Aim of the exercise — Looking at the listing beneath, work out how many lines hold "chart" and report only that figure.

Supplied information —
- - -
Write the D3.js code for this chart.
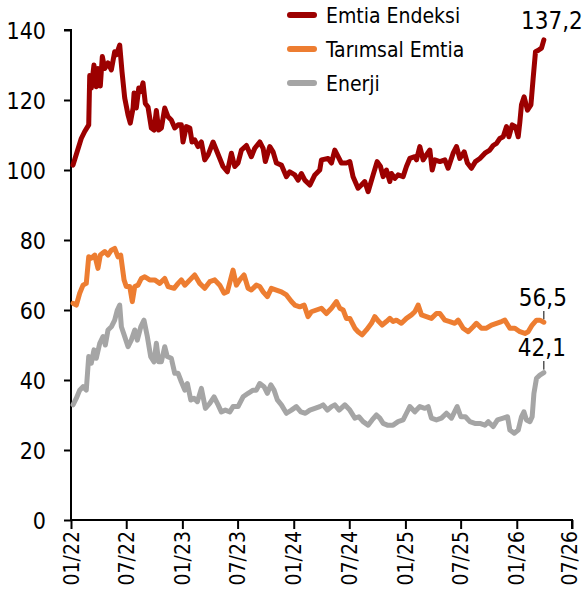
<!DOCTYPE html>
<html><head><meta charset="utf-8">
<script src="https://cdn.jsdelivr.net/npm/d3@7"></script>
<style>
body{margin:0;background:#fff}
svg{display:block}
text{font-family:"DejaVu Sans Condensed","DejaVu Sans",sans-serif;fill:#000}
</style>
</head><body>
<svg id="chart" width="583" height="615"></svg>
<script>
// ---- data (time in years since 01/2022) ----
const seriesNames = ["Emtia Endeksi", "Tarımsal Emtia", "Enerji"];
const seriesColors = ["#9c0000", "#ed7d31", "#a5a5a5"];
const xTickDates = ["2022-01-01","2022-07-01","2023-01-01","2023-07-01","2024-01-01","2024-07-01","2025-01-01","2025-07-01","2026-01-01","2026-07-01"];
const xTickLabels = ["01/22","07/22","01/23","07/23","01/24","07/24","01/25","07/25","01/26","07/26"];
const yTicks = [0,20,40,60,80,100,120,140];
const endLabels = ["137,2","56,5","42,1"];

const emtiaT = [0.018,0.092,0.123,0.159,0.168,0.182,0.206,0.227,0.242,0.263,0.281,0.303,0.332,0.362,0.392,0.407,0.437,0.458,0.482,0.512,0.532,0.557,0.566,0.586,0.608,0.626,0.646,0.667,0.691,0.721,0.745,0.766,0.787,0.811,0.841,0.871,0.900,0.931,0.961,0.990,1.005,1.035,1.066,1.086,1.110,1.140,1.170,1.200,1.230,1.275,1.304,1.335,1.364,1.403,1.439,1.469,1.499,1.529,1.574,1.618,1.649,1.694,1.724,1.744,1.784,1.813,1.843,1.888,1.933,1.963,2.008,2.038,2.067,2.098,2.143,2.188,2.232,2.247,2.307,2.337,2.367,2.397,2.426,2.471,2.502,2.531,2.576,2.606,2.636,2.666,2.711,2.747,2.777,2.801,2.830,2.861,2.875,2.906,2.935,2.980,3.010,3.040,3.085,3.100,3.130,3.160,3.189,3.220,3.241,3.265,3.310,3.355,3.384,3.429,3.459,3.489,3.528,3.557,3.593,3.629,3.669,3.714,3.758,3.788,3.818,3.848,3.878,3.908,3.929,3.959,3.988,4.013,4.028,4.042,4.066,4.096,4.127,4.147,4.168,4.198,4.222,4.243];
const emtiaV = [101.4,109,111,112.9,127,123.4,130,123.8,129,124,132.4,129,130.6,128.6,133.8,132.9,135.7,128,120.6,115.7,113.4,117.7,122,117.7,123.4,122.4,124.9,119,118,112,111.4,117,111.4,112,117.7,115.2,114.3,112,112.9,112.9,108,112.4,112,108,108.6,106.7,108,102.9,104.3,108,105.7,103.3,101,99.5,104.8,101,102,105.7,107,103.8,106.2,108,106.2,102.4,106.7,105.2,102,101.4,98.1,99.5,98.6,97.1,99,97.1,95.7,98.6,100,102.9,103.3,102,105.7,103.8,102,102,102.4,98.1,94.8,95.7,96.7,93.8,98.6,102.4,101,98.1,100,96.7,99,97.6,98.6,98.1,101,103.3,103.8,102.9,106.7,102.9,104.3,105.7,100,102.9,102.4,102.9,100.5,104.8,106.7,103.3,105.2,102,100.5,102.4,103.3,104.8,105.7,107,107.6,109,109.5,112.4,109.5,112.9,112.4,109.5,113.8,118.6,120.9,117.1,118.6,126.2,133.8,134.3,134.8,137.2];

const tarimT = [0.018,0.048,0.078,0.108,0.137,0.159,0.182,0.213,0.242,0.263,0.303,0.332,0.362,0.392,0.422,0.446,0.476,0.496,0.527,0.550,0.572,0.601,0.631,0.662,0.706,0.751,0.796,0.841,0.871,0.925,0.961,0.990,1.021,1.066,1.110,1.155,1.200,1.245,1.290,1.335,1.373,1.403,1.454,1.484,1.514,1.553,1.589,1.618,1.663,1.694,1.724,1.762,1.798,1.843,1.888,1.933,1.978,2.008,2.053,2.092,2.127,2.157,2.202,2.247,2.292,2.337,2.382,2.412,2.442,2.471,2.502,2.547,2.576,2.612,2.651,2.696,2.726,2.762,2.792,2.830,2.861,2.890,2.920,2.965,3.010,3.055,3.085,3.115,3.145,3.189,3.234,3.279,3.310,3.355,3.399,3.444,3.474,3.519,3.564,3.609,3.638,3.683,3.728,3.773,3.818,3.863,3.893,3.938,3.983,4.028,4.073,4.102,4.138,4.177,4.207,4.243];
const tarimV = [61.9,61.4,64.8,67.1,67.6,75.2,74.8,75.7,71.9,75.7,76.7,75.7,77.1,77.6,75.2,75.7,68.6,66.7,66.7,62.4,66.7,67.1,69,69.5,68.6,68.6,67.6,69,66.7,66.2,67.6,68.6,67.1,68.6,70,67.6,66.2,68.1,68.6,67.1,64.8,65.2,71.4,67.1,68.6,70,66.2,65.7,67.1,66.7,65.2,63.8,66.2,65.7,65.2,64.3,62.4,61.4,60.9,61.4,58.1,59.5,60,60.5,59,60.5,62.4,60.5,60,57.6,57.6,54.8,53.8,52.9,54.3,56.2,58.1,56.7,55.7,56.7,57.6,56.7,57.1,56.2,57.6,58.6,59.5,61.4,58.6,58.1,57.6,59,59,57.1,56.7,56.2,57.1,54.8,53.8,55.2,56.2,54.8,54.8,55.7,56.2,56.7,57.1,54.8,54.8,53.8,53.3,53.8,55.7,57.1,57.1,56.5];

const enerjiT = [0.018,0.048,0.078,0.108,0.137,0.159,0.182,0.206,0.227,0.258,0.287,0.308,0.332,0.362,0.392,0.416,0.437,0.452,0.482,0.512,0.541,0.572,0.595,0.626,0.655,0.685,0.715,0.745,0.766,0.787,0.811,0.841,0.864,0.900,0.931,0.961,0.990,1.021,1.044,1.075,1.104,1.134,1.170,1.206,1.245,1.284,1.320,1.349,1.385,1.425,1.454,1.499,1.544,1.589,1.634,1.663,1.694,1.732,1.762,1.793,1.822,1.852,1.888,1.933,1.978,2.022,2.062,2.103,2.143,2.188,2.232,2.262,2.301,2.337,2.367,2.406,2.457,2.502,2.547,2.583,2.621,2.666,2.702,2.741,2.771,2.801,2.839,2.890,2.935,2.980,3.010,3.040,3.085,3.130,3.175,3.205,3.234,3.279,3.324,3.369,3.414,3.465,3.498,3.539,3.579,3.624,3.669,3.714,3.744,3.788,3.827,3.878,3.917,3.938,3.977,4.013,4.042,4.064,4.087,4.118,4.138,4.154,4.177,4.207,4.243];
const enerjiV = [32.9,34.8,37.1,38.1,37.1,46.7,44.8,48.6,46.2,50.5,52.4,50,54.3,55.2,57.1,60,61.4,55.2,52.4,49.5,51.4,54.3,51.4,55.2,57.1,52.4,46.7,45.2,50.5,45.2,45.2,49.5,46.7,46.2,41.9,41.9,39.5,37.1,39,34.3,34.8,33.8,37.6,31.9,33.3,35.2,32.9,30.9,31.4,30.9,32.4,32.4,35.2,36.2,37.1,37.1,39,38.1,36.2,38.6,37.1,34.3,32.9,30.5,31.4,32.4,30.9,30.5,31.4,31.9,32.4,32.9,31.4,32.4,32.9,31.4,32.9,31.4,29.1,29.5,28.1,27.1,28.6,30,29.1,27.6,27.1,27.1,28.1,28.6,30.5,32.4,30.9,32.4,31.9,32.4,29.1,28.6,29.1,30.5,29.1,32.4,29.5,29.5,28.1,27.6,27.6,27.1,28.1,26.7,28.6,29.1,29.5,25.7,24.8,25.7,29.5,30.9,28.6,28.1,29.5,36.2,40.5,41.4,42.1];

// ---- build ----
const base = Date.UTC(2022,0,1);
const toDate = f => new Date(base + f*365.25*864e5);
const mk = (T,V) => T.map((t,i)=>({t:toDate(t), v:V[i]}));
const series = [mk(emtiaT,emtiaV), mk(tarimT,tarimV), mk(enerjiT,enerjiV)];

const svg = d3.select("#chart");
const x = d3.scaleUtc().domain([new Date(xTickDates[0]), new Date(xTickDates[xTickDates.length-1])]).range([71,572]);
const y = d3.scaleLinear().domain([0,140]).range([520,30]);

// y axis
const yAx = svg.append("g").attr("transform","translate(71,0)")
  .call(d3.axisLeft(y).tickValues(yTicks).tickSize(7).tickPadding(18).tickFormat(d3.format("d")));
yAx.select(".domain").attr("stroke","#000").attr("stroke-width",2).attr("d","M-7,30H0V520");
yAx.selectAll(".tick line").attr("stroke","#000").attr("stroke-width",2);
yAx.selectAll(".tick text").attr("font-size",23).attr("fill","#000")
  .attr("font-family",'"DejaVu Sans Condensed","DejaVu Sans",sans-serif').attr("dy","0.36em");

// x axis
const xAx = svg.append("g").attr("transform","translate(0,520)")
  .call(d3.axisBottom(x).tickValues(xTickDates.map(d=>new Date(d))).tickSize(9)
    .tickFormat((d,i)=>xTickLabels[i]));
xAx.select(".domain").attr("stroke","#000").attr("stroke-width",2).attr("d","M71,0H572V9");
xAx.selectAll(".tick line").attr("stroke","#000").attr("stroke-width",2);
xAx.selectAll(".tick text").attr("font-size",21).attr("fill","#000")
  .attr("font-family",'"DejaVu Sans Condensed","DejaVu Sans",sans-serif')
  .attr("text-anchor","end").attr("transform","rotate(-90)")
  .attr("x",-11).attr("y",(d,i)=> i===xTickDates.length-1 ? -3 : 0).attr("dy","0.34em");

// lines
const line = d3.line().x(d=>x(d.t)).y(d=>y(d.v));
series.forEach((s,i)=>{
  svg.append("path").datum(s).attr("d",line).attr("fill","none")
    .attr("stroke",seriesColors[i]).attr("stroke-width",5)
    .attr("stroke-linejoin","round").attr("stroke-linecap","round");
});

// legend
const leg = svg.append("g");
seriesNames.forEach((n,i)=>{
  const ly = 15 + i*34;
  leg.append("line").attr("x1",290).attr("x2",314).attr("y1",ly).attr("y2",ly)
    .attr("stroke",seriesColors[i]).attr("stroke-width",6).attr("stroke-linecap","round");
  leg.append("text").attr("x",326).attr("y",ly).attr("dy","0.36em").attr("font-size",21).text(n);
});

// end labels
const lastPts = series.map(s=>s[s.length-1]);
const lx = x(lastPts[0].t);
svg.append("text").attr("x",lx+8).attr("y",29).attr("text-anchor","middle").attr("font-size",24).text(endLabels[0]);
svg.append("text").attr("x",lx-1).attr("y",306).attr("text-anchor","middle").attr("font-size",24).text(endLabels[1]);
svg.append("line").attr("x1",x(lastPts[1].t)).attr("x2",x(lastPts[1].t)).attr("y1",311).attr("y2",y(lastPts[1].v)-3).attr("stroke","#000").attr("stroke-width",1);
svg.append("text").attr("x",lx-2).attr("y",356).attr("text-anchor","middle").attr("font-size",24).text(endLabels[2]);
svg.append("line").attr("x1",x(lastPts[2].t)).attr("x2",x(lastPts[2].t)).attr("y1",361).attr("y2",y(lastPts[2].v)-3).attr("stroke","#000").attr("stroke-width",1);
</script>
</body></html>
- - -
Response — 3